Data segment
------------------------------------
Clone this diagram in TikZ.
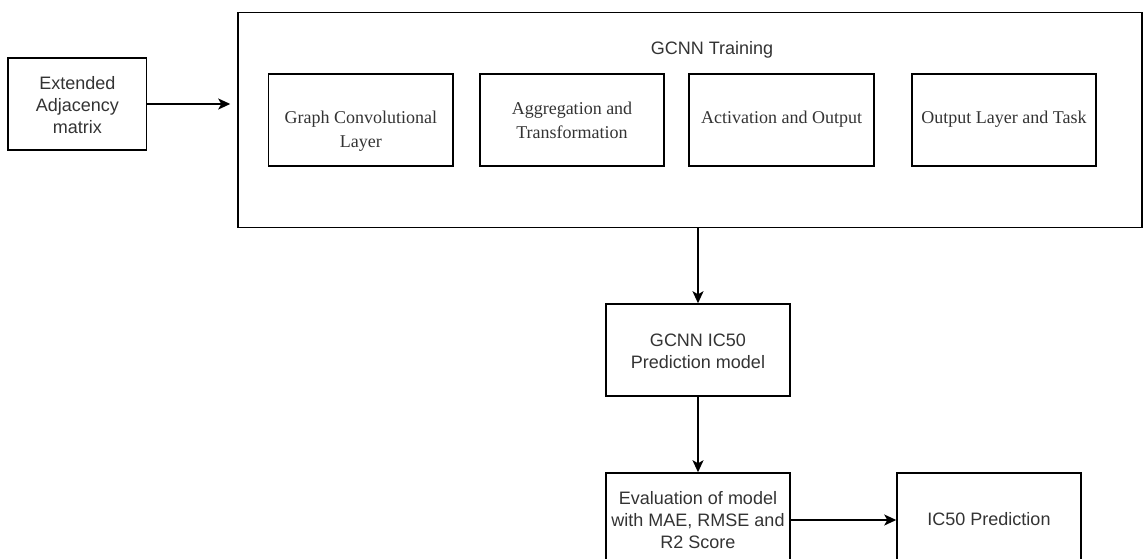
\documentclass[tikz,border=0pt]{standalone}
\usepackage{fontspec}
\setmainfont{Liberation Serif}
\setsansfont{Liberation Sans}
\usetikzlibrary{arrows.meta}
\definecolor{txt}{HTML}{333333}
\begin{document}
\begin{tikzpicture}[x=1pt,y=-1pt,
  box/.style={draw, line width=1.5pt, rectangle, inner sep=0pt},
  sanstxt/.style={font=\sffamily\fontsize{18}{22}\selectfont, text=txt, align=center, inner sep=0pt},
  seriftxt/.style={font=\rmfamily\fontsize{18}{24}\selectfont, text=txt, align=center, inner sep=0pt},
  arr/.style={-{Stealth[length=12pt,width=11pt,inset=3pt]}, line width=1.5pt}]
\useasboundingbox (0,0) rectangle (1143,559);
\clip (0,0) rectangle (1143,559);
% input
\node[box, minimum width=138.7pt, minimum height=92pt] (ext) at (77.35,104) {};
\node[sanstxt] (extt) at (77.35,105) {Extended\\Adjacency\\matrix};
% training container
\node[box, minimum width=904pt, minimum height=215pt] (big) at (690,120.2) {};
\node[sanstxt] (bigt) at (712,50) {GCNN Training};
\node[box, minimum width=184.3pt, minimum height=92pt] (gcl) at (360.85,120) {};
\node[seriftxt] (gclt) at (360.85,131) {Graph Convolutional\\Layer};
\node[box, minimum width=184pt, minimum height=92pt] (agg) at (572,120) {};
\node[seriftxt] (aggt) at (572,120) {Aggregation and\\Transformation};
\node[box, minimum width=185pt, minimum height=92pt] (act) at (781.5,120) {};
\node[seriftxt] (actt) at (781.5,119) {Activation and Output};
\node[box, minimum width=184pt, minimum height=92pt] (out) at (1004,120) {};
\node[seriftxt] (outt) at (1004,119) {Output Layer and Task};
% model
\node[box, minimum width=184pt, minimum height=92pt] (model) at (698,350) {};
\node[sanstxt] (modelt) at (698,351) {GCNN IC50\\Prediction model};
% evaluation
\node[box, minimum width=184pt, minimum height=100pt] (eval) at (698,523) {};
\node[sanstxt] (evalt) at (698,520) {Evaluation of model\\with MAE, RMSE and\\R2 Score};
\node[box, minimum width=184pt, minimum height=100pt] (pred) at (989,523) {};
\node[sanstxt] (predt) at (989,519) {IC50 Prediction};
% connectors
\draw[arr, shorten >=7pt] (ext.east) -- (ext.east -| big.west);
\draw[arr] (big.south -| model.north) -- (model.north);
\draw[arr] (model.south) -- (eval.north);
\draw[arr] (eval.east |- evalt) -- (pred.west |- evalt);
\end{tikzpicture}
\end{document}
------------------------------------
Aim
Your task is to reproduce all of the material exactly. The pictures stay out.

Response
Clone this diagram in TikZ.
\documentclass[tikz,border=0pt]{standalone}
\usepackage{fontspec}
\setmainfont{Liberation Serif}
\setsansfont{Liberation Sans}
\usetikzlibrary{arrows.meta}
\definecolor{txt}{HTML}{333333}
\begin{document}
\begin{tikzpicture}[x=1pt,y=-1pt,
  box/.style={draw, line width=1.5pt, rectangle, inner sep=0pt},
  sanstxt/.style={font=\sffamily\fontsize{18}{22}\selectfont, text=txt, align=center, inner sep=0pt},
  seriftxt/.style={font=\rmfamily\fontsize{18}{24}\selectfont, text=txt, align=center, inner sep=0pt},
  arr/.style={-{Stealth[length=12pt,width=11pt,inset=3pt]}, line width=1.5pt}]
\useasboundingbox (0,0) rectangle (1143,559);
\clip (0,0) rectangle (1143,559);
% input
\node[box, minimum width=138.7pt, minimum height=92pt] (ext) at (77.35,104) {};
\node[sanstxt] (extt) at (77.35,105) {Extended\\Adjacency\\matrix};
% training container
\node[box, minimum width=904pt, minimum height=215pt] (big) at (690,120.2) {};
\node[sanstxt] (bigt) at (712,50) {GCNN Training};
\node[box, minimum width=184.3pt, minimum height=92pt] (gcl) at (360.85,120) {};
\node[seriftxt] (gclt) at (360.85,131) {Graph Convolutional\\Layer};
\node[box, minimum width=184pt, minimum height=92pt] (agg) at (572,120) {};
\node[seriftxt] (aggt) at (572,120) {Aggregation and\\Transformation};
\node[box, minimum width=185pt, minimum height=92pt] (act) at (781.5,120) {};
\node[seriftxt] (actt) at (781.5,119) {Activation and Output};
\node[box, minimum width=184pt, minimum height=92pt] (out) at (1004,120) {};
\node[seriftxt] (outt) at (1004,119) {Output Layer and Task};
% model
\node[box, minimum width=184pt, minimum height=92pt] (model) at (698,350) {};
\node[sanstxt] (modelt) at (698,351) {GCNN IC50\\Prediction model};
% evaluation
\node[box, minimum width=184pt, minimum height=100pt] (eval) at (698,523) {};
\node[sanstxt] (evalt) at (698,520) {Evaluation of model\\with MAE, RMSE and\\R2 Score};
\node[box, minimum width=184pt, minimum height=100pt] (pred) at (989,523) {};
\node[sanstxt] (predt) at (989,519) {IC50 Prediction};
% connectors
\draw[arr, shorten >=7pt] (ext.east) -- (ext.east -| big.west);
\draw[arr] (big.south -| model.north) -- (model.north);
\draw[arr] (model.south) -- (eval.north);
\draw[arr] (eval.east |- evalt) -- (pred.west |- evalt);
\end{tikzpicture}
\end{document}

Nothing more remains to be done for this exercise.